С 5 февраля 1927 года начались регулярные писательски-религиозно-философские заседания общества под названием «Зелёная лампа». Во время одного из первых заседаний молодой поэт Довид Кнут заявил, что литературная столица России теперь не Москва, а Париж…
«Зелёная лампа» должна была спасать если не весь мир, то по крайней мере Россию и её филиал — эмиграцию.
В 1930-х годах «Зелёная лампа» уже не горела ослепительно и не проливала яркого света на эмиграцию, освещая её совесть, душу, ум. Всё же «Лампа», всё более сокращая круг своей деятельности, просуществовала до самой войны.

(Дмитрий Философов)
Мережковские вели размеренную по часам жизнь. Зинаида Николаевна ложилась поздно, проведя полночи в писании писем, дневника, стихов, рассказов и статей, и вставала очень поздно. Она выходила из своей комнаты только к завтраку, уже вполне одетая, причёсанная, подкрашенная и подтянутая.
Они оба курили. Но не больше раз навсегда положенного числа папирос и только после завтрака.
Вернувшись из Италии, куда они ездили по приглашению Муссолини, Зинаида Николаевна на одном из «воскресений», делясь своими «итальянскими впечатлениями», рассказывала между прочим и о мелких, неизбежных неприятностях. О том, как они забыли в Риме ключи от своих чемоданов и обнаружили это только приехав в другой город.

(Ирина Одоевцева)
«Они так до самой смерти Димитрия Сергеевича и прожили, не расставаясь ни на один день, ни на одну ночь, — пишет Ирина Одоевцева. — И продолжали любить друг друга никогда не ослабевающей любовью. Они никогда не знали скуки, разрушающей самые лучшие браки. Им никогда не было скучно вдвоём. Они сумели сохранить каждый свою индивидуальность, не поддаться влиянию друг друга. Они были далеки от стереотипной, идеальной супружеской пары, смотрящей на всё одними глазами и высказывающей обо всём одно и то же мнение. Они были „идеальной парой“, но по-своему неповторимой идеальной парой. Они дополняли друг друга. Каждый из них оставался самим собой. Но в их союзе они как будто переменились ролями — Гиппиус являлась мужским началом, а Мережковский — женским. В ней было много М — по Вейнингеру, а в нём доминировало Ж. Она представляла собой логику, он — интуицию».
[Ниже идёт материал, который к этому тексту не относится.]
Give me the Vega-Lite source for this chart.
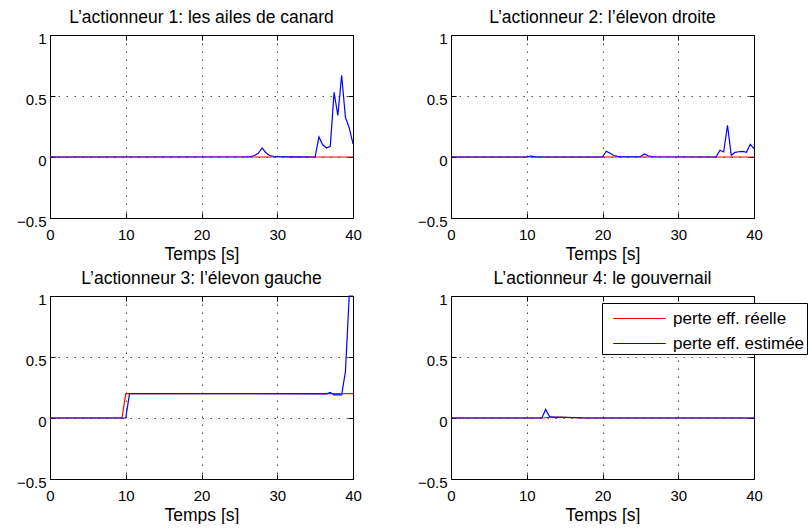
{
  "$schema": "https://vega.github.io/schema/vega-lite/v6.json",
  "background": "white",
  "padding": {"left": 15, "top": 8, "right": 0, "bottom": 0},
  "config": {
    "font": "Liberation Sans",
    "view": {"stroke": "#000", "strokeWidth": 1},
    "axis": {
      "domain": false,
      "grid": true,
      "gridColor": "#000",
      "gridDash": [1.5, 6.5],
      "gridOpacity": 0.7,
      "gridWidth": 1,
      "tickColor": "#000",
      "tickSize": -5,
      "labelFont": "Liberation Sans",
      "labelFontSize": 15,
      "labelColor": "#000",
      "titleFont": "Liberation Sans",
      "titleFontSize": 17.5,
      "titleFontWeight": "normal",
      "titleColor": "#000"
    },
    "axisX": {"labelPadding": 14, "titleY": 41, "titleBaseline": "alphabetic", "labelFlush": false},
    "axisY": {"labelPadding": 9, "labelOffset": 3},
    "title": {"font": "Liberation Sans", "fontSize": 17.5, "fontWeight": "normal", "color": "#000", "baseline": "alphabetic", "offset": 5, "anchor": "middle"}
  },
  "datasets": {
    "p1r": [{"t": 0, "v": 0}, {"t": 40, "v": 0}],
    "p1e": [
      {"t": 0, "v": 0}, {"t": 26, "v": 0.002}, {"t": 26.5, "v": 0.004}, {"t": 27, "v": 0.012}, {"t": 27.5, "v": 0.03},
      {"t": 28, "v": 0.074}, {"t": 28.5, "v": 0.035}, {"t": 29, "v": 0.012}, {"t": 29.5, "v": 0.006}, {"t": 30, "v": 0.004},
      {"t": 31, "v": 0.002}, {"t": 32, "v": 0.001}, {"t": 35, "v": 0}, {"t": 35.5, "v": 0.164}, {"t": 36, "v": 0.1},
      {"t": 36.5, "v": 0.074}, {"t": 37, "v": 0.088}, {"t": 37.5, "v": 0.53}, {"t": 38, "v": 0.34}, {"t": 38.5, "v": 0.67},
      {"t": 39, "v": 0.325}, {"t": 39.5, "v": 0.24}, {"t": 40, "v": 0.107}
    ],
    "p2r": [{"t": 0, "v": 0}, {"t": 40, "v": 0}],
    "p2e": [
      {"t": 0, "v": 0}, {"t": 10, "v": 0}, {"t": 10.5, "v": 0.008}, {"t": 11, "v": 0.003}, {"t": 11.5, "v": 0},
      {"t": 20, "v": 0}, {"t": 20.5, "v": 0.047}, {"t": 21, "v": 0.03}, {"t": 21.5, "v": 0.012}, {"t": 22, "v": 0.005},
      {"t": 22.5, "v": 0.002}, {"t": 25, "v": 0.002}, {"t": 25.5, "v": 0.025}, {"t": 26, "v": 0.01}, {"t": 26.5, "v": 0.004},
      {"t": 27, "v": 0.002}, {"t": 35, "v": 0}, {"t": 35.5, "v": 0.055}, {"t": 36, "v": 0.041}, {"t": 36.5, "v": 0.26},
      {"t": 37, "v": 0.014}, {"t": 37.5, "v": 0.038}, {"t": 38, "v": 0.043}, {"t": 38.5, "v": 0.046}, {"t": 39, "v": 0.038},
      {"t": 39.5, "v": 0.104}, {"t": 40, "v": 0.068}
    ],
    "p3r": [{"t": 0, "v": 0}, {"t": 9.5, "v": 0}, {"t": 10, "v": 0.2}, {"t": 40, "v": 0.2}],
    "p3e": [
      {"t": 0, "v": 0}, {"t": 10, "v": 0}, {"t": 10.5, "v": 0.2}, {"t": 36.5, "v": 0.198}, {"t": 37, "v": 0.21},
      {"t": 37.5, "v": 0.19}, {"t": 38.5, "v": 0.19}, {"t": 39, "v": 0.38}, {"t": 39.5, "v": 1.0}, {"t": 40, "v": 1.0}
    ],
    "p4r": [
      {"s": "perte eff. réelle", "t": 0, "v": 0}, {"s": "perte eff. réelle", "t": 12, "v": 0}, {"s": "perte eff. réelle", "t": 12.5, "v": 0.002},
      {"s": "perte eff. réelle", "t": 13, "v": 0.005}, {"s": "perte eff. réelle", "t": 14, "v": 0.006}, {"s": "perte eff. réelle", "t": 15, "v": 0.005},
      {"s": "perte eff. réelle", "t": 16, "v": 0.003}, {"s": "perte eff. réelle", "t": 17, "v": 0.001}, {"s": "perte eff. réelle", "t": 18, "v": 0},
      {"s": "perte eff. réelle", "t": 40, "v": 0}
    ],
    "p4e": [
      {"s": "perte eff. estimée", "t": 0, "v": 0}, {"s": "perte eff. estimée", "t": 12, "v": 0}, {"s": "perte eff. estimée", "t": 12.5, "v": 0.07},
      {"s": "perte eff. estimée", "t": 13, "v": 0.012}, {"s": "perte eff. estimée", "t": 13.5, "v": 0.007}, {"s": "perte eff. estimée", "t": 14, "v": 0.007},
      {"s": "perte eff. estimée", "t": 15, "v": 0.006}, {"s": "perte eff. estimée", "t": 16, "v": 0.004}, {"s": "perte eff. estimée", "t": 17, "v": 0.002},
      {"s": "perte eff. estimée", "t": 18, "v": 0}, {"s": "perte eff. estimée", "t": 40, "v": 0}
    ]
  },
  "concat": [
    {
      "width": 303, "height": 183,
      "title": "L’actionneur 1: les ailes de canard",
      "layer": [
        {"data": {"name": "p1r"}, "mark": {"type": "line", "color": "#ff0000", "strokeWidth": 1.2},
         "encoding": {
           "x": {"field": "t", "type": "quantitative", "scale": {"domain": [0, 40], "nice": false}, "axis": {"values": [0, 10, 20, 30, 40], "title": "Temps [s]"}},
           "y": {"field": "v", "type": "quantitative", "scale": {"domain": [-0.5, 1], "nice": false, "zero": false}, "axis": {"values": [-0.5, 0, 0.5, 1], "title": null, "format": "~g"}}}},
        {"data": {"name": "p1e"}, "mark": {"type": "line", "color": "#0000ff", "strokeWidth": 1.2},
         "encoding": {
           "x": {"field": "t", "type": "quantitative", "axis": null},
           "y": {"field": "v", "type": "quantitative", "axis": null}}},
        {"data": {"name": "p1r"}, "mark": {"type": "line", "opacity": 0},
         "encoding": {
           "x": {"field": "t", "type": "quantitative", "axis": {"orient": "top", "values": [0, 10, 20, 30, 40], "labels": false, "title": null, "grid": false}},
           "y": {"field": "v", "type": "quantitative", "axis": {"orient": "right", "values": [-0.5, 0, 0.5, 1], "labels": false, "title": null, "grid": false}}}}
      ],
      "resolve": {"axis": {"x": "independent", "y": "independent"}}
    },
    {
      "width": 303, "height": 183,
      "title": "L’actionneur 2: l’élevon droite",
      "layer": [
        {"data": {"name": "p2r"}, "mark": {"type": "line", "color": "#ff0000", "strokeWidth": 1.2},
         "encoding": {
           "x": {"field": "t", "type": "quantitative", "scale": {"domain": [0, 40], "nice": false}, "axis": {"values": [0, 10, 20, 30, 40], "title": "Temps [s]"}},
           "y": {"field": "v", "type": "quantitative", "scale": {"domain": [-0.5, 1], "nice": false, "zero": false}, "axis": {"values": [-0.5, 0, 0.5, 1], "title": null, "format": "~g"}}}},
        {"data": {"name": "p2e"}, "mark": {"type": "line", "color": "#0000ff", "strokeWidth": 1.2},
         "encoding": {
           "x": {"field": "t", "type": "quantitative", "axis": null},
           "y": {"field": "v", "type": "quantitative", "axis": null}}},
        {"data": {"name": "p2r"}, "mark": {"type": "line", "opacity": 0},
         "encoding": {
           "x": {"field": "t", "type": "quantitative", "axis": {"orient": "top", "values": [0, 10, 20, 30, 40], "labels": false, "title": null, "grid": false}},
           "y": {"field": "v", "type": "quantitative", "axis": {"orient": "right", "values": [-0.5, 0, 0.5, 1], "labels": false, "title": null, "grid": false}}}}
      ],
      "resolve": {"axis": {"x": "independent", "y": "independent"}}
    },
    {
      "width": 303, "height": 183,
      "title": "L’actionneur 3: l’élevon gauche",
      "layer": [
        {"data": {"name": "p3r"}, "mark": {"type": "line", "color": "#ff0000", "strokeWidth": 1.2},
         "encoding": {
           "x": {"field": "t", "type": "quantitative", "scale": {"domain": [0, 40], "nice": false}, "axis": {"values": [0, 10, 20, 30, 40], "title": "Temps [s]"}},
           "y": {"field": "v", "type": "quantitative", "scale": {"domain": [-0.5, 1], "nice": false, "zero": false}, "axis": {"values": [-0.5, 0, 0.5, 1], "title": null, "format": "~g"}}}},
        {"data": {"name": "p3e"}, "mark": {"type": "line", "color": "#0000ff", "strokeWidth": 1.2},
         "encoding": {
           "x": {"field": "t", "type": "quantitative", "axis": null},
           "y": {"field": "v", "type": "quantitative", "axis": null}}},
        {"data": {"name": "p3r"}, "mark": {"type": "line", "opacity": 0},
         "encoding": {
           "x": {"field": "t", "type": "quantitative", "axis": {"orient": "top", "values": [0, 10, 20, 30, 40], "labels": false, "title": null, "grid": false}},
           "y": {"field": "v", "type": "quantitative", "axis": {"orient": "right", "values": [-0.5, 0, 0.5, 1], "labels": false, "title": null, "grid": false}}}}
      ],
      "resolve": {"axis": {"x": "independent", "y": "independent"}}
    },
    {
      "width": 303, "height": 183,
      "title": "L’actionneur 4: le gouvernail",
      "layer": [
        {"data": {"name": "p4r"}, "mark": {"type": "line", "strokeWidth": 1.2},
         "encoding": {
           "x": {"field": "t", "type": "quantitative", "scale": {"domain": [0, 40], "nice": false}, "axis": {"values": [0, 10, 20, 30, 40], "title": "Temps [s]"}},
           "y": {"field": "v", "type": "quantitative", "scale": {"domain": [-0.5, 1], "nice": false, "zero": false}, "axis": {"values": [-0.5, 0, 0.5, 1], "title": null, "format": "~g"}},
           "color": {"field": "s", "type": "nominal",
             "scale": {"domain": ["perte eff. réelle", "perte eff. estimée"], "range": ["#ff0000", "#0000ff"]},
             "legend": {"orient": "none", "legendX": 151, "legendY": 7, "title": null, "strokeColor": "#000", "fillColor": "#fff",
               "padding": 2, "symbolType": "M-2.1,0H2.1", "symbolSize": 625, "symbolStrokeWidth": 1.2, "symbolOffset": 22,
               "labelFont": "Liberation Sans", "labelFontSize": 17, "labelColor": "#000", "labelOffset": 20, "rowPadding": 3, "labelLimit": 300,
               "encode": {"symbols": {"update": {"stroke": {"signal": "datum.value === 'perte eff. réelle' ? '#ff0000' : '#0000ff'"}, "strokeOpacity": {"value": 1}, "opacity": {"value": 1}}}}}}}},
        {"data": {"name": "p4e"}, "mark": {"type": "line", "strokeWidth": 1.2},
         "encoding": {
           "x": {"field": "t", "type": "quantitative", "axis": null},
           "y": {"field": "v", "type": "quantitative", "axis": null},
           "color": {"field": "s", "type": "nominal"}}},
        {"data": {"name": "p4r"}, "mark": {"type": "line", "opacity": 0},
         "encoding": {
           "x": {"field": "t", "type": "quantitative", "axis": {"orient": "top", "values": [0, 10, 20, 30, 40], "labels": false, "title": null, "grid": false}},
           "y": {"field": "v", "type": "quantitative", "axis": {"orient": "right", "values": [-0.5, 0, 0.5, 1], "labels": false, "title": null, "grid": false}}}}
      ],
      "resolve": {"axis": {"x": "independent", "y": "independent"}}
    }
  ],
  "columns": 2,
  "spacing": {"row": 78, "column": 98},
  "bounds": "flush",
  "resolve": {"scale": {"color": "independent"}, "legend": {"color": "independent"}}
}
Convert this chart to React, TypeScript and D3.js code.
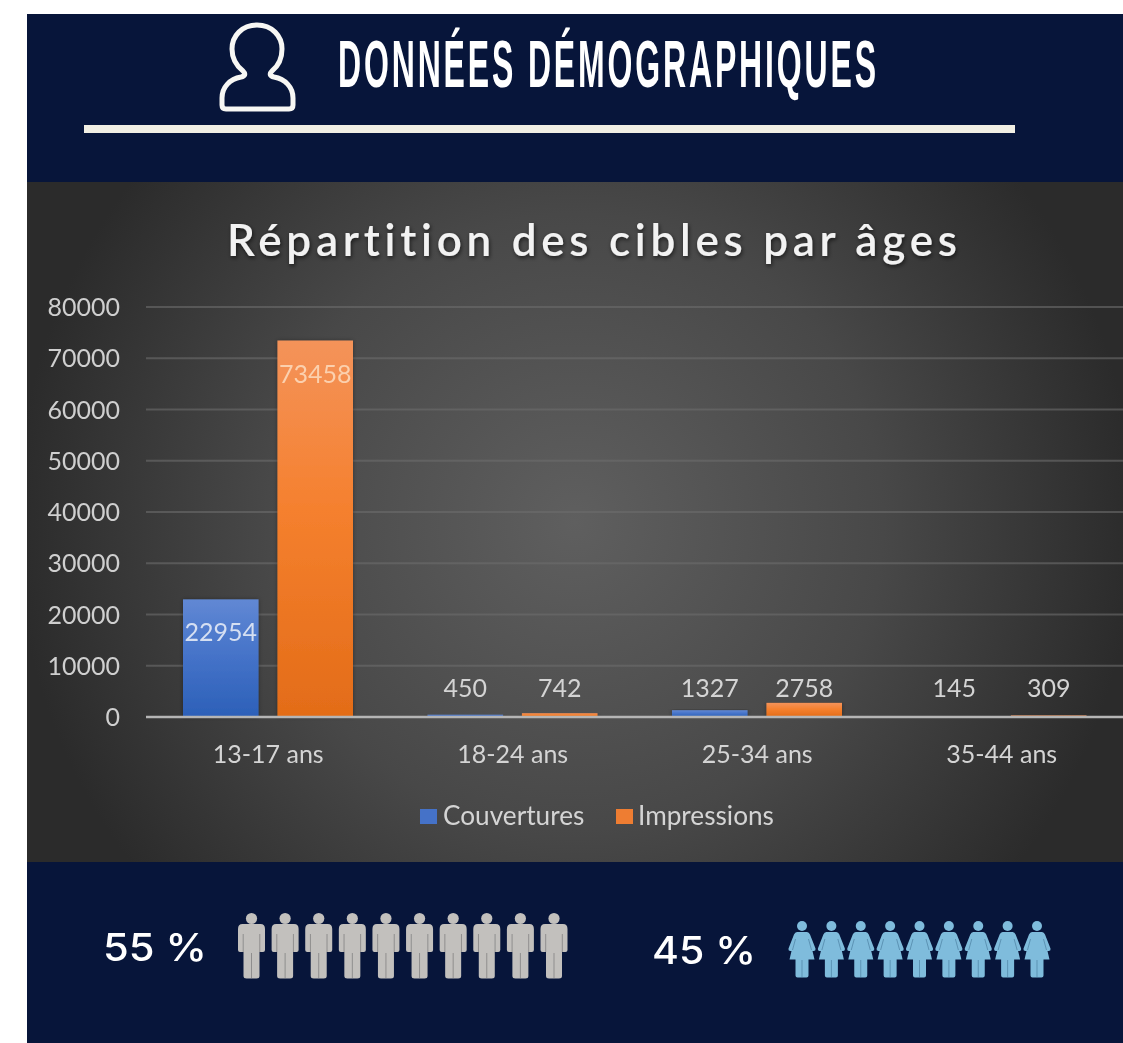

(Могила Дмитрия Мережковского и Зинаиды Гиппиус на русском кладбище в Сен-Женевьев-де-Буа)
…Первым умер Дмитрий Мережковский — 9 декабря 1941 года, в возрасте 76 лет. По поводу вдовы Юрий Терапиано написал: «З. Н. — окаменелая совсем».
3 июня 1943 года в оккупированном немцами Париже Гиппиус начинает писать книгу о Мережковском. Но закончить её не успела — осенью 1945 года Зинаида Николаевна скончалась.